14        Abgesehen davon, dass der gegen die juristische Person ergangene Vollstreckungstitel aufgehoben worden ist und sich deshalb die Frage der Zurechnung von Handlungen ihres Organs gemäß § 31 BGB im vorliegenden Vollstreckungsverfahren nicht stellt, bewirkt die Zurechnung von Handlungen des Organs gemäß § 31 BGB grundsätzlich keine Haftungsfreistellung des Organs, sondern lässt dessen etwaige Eigenhaftung unberührt (vgl. BGH, Urteil vom 12. März 1996 - VI ZR 90/95, NJW 1996, 1535 [juris Rn. 9]; Urteil vom 24. Januar 2006 - XI ZR 384/03, BGHZ 166, 84 [juris Rn. 125 f.]; Grüneberg/Ellenberger, BGB, 83. Aufl., § 31 Rn. 13; MünchKomm.BGB/Leuschner, 9. Aufl., § 31 Rn. 35).

 

15        Droht nicht die Gefahr der unangemessenen Festsetzung von Ordnungsmitteln wegen einer von einer natürlichen Person begangenen Handlung gegenüber mehreren Personen (dazu vorstehend Rn. 9), so steht der Umstand, dass der Geschäftsführer im Rahmen seiner organschaftlichen Tätigkeit gehandelt hat, der Verhängung eines Ordnungsmittels ihm gegenüber wegen Zuwiderhandlung gegen die ihm auferlegte Unterlassungspflicht nicht entgegen.
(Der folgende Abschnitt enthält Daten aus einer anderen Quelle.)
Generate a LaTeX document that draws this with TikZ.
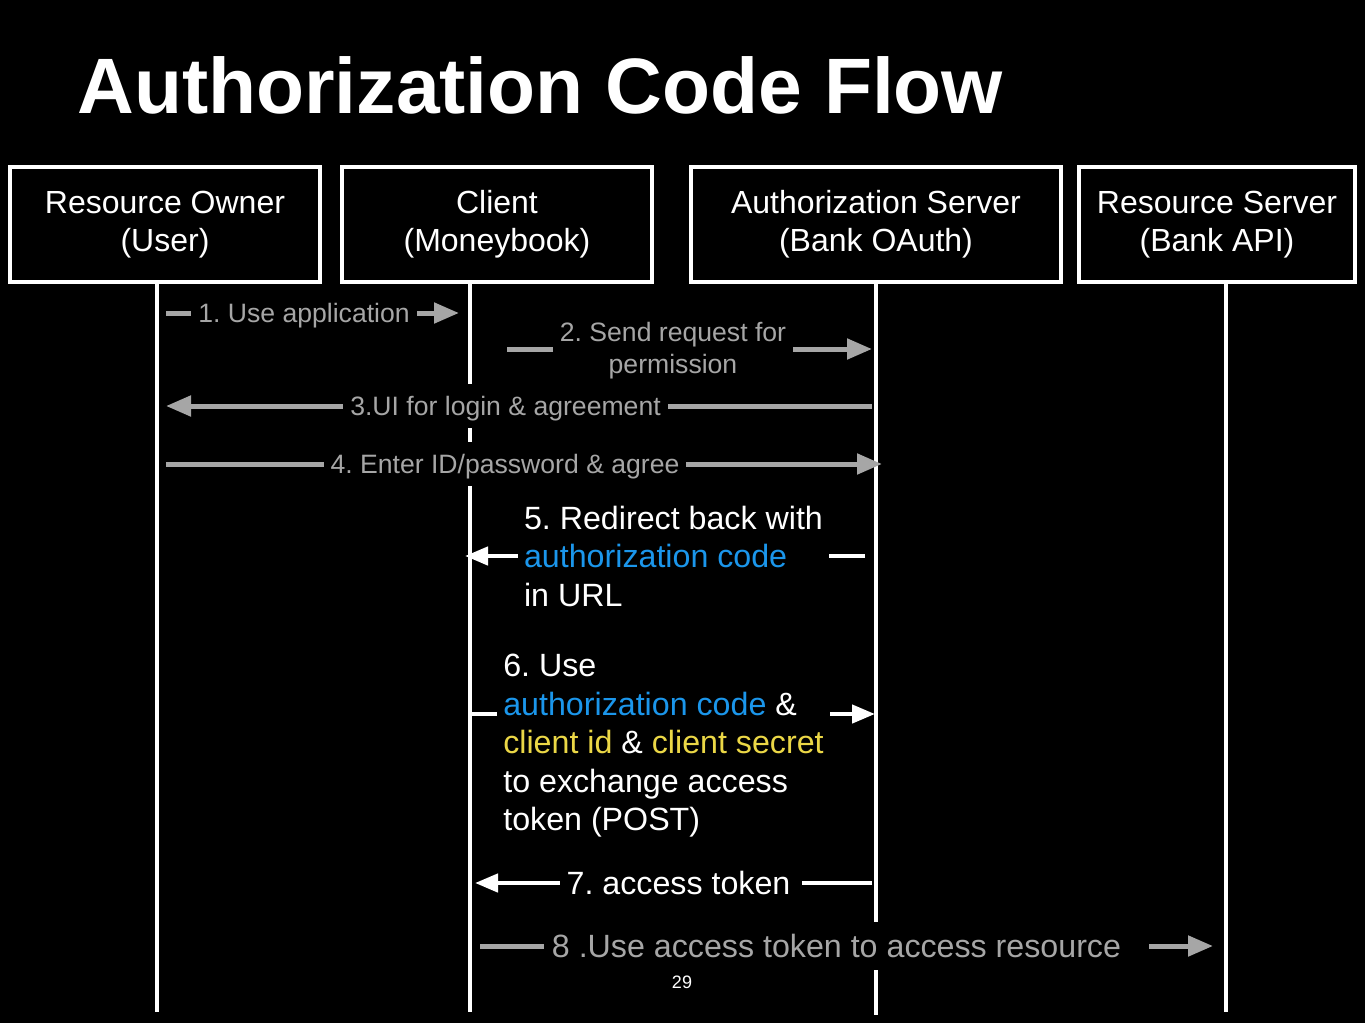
\documentclass[tikz,border=0pt]{standalone}
\usepackage{fontspec}
\setmainfont{Liberation Sans}
\usetikzlibrary{arrows.meta}
\frenchspacing
\definecolor{msggray}{RGB}{166,166,166}
\definecolor{codeblue}{RGB}{27,150,235}
\definecolor{keyyellow}{RGB}{235,215,70}
\tikzset{
  actor/.style={draw=white,line width=1.9pt,fill=black,text=white,align=center,
    minimum height=57.5pt,font=\fontsize{16}{19}\selectfont},
  life/.style={white,line width=1.6pt},
  graymsg/.style={msggray,line width=2.5pt,-{Triangle[length=12.5pt,width=10pt]}},
  whitemsg/.style={white,line width=2.2pt,-{Triangle[length=11.5pt,width=9pt]}},
  graylab/.style={fill=black,text=msggray,inner xsep=3.5pt,inner ysep=3.2pt,
    font=\fontsize{13.3}{16}\selectfont},
  whitelab/.style={fill=black,text=white,inner xsep=3pt,inner ysep=3pt,
    font=\fontsize{16.1}{19.25}\selectfont},
  grayline/.style={text height=12.4pt,text depth=2.8pt},
  whiteline/.style={text height=15pt,text depth=3.4pt,inner ysep=2.8pt},
}
\begin{document}
\begin{tikzpicture}[x=0.5pt,y=-0.5pt]
  % ------ fond --------------
  \fill[black] (0,0) rectangle (1365,1023);
  \useasboundingbox (0,0) rectangle (1365,1023);

  \node[anchor=base west,inner sep=0,text=white,font=\bfseries\fontsize{39.3}{47}\selectfont]
    (title) at (77,113) {Authorization Code Flow};

  % ------ acteurs --------------
  \node[actor,minimum width=155pt] (owner) at (165,224.5) {Resource Owner\\(User)};
  \node[actor,minimum width=155pt] (client) at (497,224.5) {Client\\(Moneybook)};
  \node[actor,minimum width=185pt] (authsrv) at (876,224.5) {Authorization Server\\(Bank OAuth)};
  \node[actor,minimum width=138pt] (ressrv) at (1217,224.5) {Resource Server\\(Bank API)};

  % ------ lignes de vie --------------
  \coordinate (L1) at (157,1012);
  \coordinate (L2) at (470,1012);
  \coordinate (L3) at (876,1015);
  \coordinate (L4) at (1226,1012);
  \draw[life] (owner.south -| L1) -- (L1);
  \draw[life] (client.south -| L2) -- (L2);
  \draw[life] (authsrv.south -| L3) -- (L3);
  \draw[life] (ressrv.south -| L4) -- (L4);

  % ------ messages --------------
  \coordinate (M1a) at (166,313);  \coordinate (M1b) at (459,313);
  \coordinate (M2a) at (507,349);  \coordinate (M2b) at (872,349);
  \coordinate (M3a) at (872,406);  \coordinate (M3b) at (166,406);
  \coordinate (M4a) at (166,464);  \coordinate (M4b) at (882,464);
  \coordinate (M5a) at (865,556);  \coordinate (M5b) at (465,556);
  \coordinate (M6a) at (470,714);  \coordinate (M6b) at (875,714);
  \coordinate (M7a) at (872,883);  \coordinate (M7b) at (475,883);
  \coordinate (M8a) at (480,946);  \coordinate (M8b) at (1213,946);

  \draw[graymsg] (M1a) -- node[graylab,grayline,xshift=-4.25pt] (lab1) {1. Use application} (M1b);
  \draw[graymsg] (M2a) -- node[graylab,align=center,xshift=-8.25pt,yshift=-1pt] (lab2)
    {2. Send request for\\permission} (M2b);
  \draw[graymsg] (M3a) -- node[graylab,grayline,xshift=-6.75pt] (lab3) {3.UI for login \& agreement} (M3b);
  \draw[graymsg] (M4a) -- node[graylab,grayline,xshift=-9.5pt] (lab4) {4. Enter ID/password \& agree} (M4b);

  \draw[whitemsg] (M5a) -- node[whitelab,align=left,xshift=4.25pt] (lab5)
    {5. Redirect back with\\\textcolor{codeblue}{authorization code}\\in URL} (M5b);
  \draw[whitemsg] (M6a) -- node[whitelab,align=left,xshift=-4.5pt,yshift=-15.9pt] (lab6)
    {6. Use\\\textcolor{codeblue}{authorization code} \&\\\textcolor{keyyellow}{client id} \&
     \textcolor{keyyellow}{client secret}\\to exchange access\\token (POST)} (M6b);
  \draw[whitemsg] (M7a) -- node[whitelab,whiteline,inner xsep=3.5pt,xshift=3.75pt] (lab7)
    {7. access token\hspace*{2.5pt}} (M7b);
  \draw[graymsg] (M8a) -- node[whitelab,whiteline,text=msggray,inner xsep=4pt] (lab8)
    {8 .Use access token to access resource\hspace*{10pt}} (M8b);

  \node[text=white,font=\fontsize{9}{11}\selectfont] (page) at (682,982) {29};
\end{tikzpicture}
\end{document}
Dies ist der Fall, wenn ein Vollstreckungstitel gegenüber der juristischen Person nicht oder - wie vorliegend - nicht mehr besteht.

 

16        IV. Danach ist der angefochtene Beschluss aufzuheben und die Sache zur erneuten Entscheidung an das Beschwerdegericht zurückzuverweisen. Der Senat kann nicht in der Sache selbst entscheiden, weil die Sache nicht zur Endentscheidung reif ist (§ 577 Abs. 5 Satz 1 ZPO).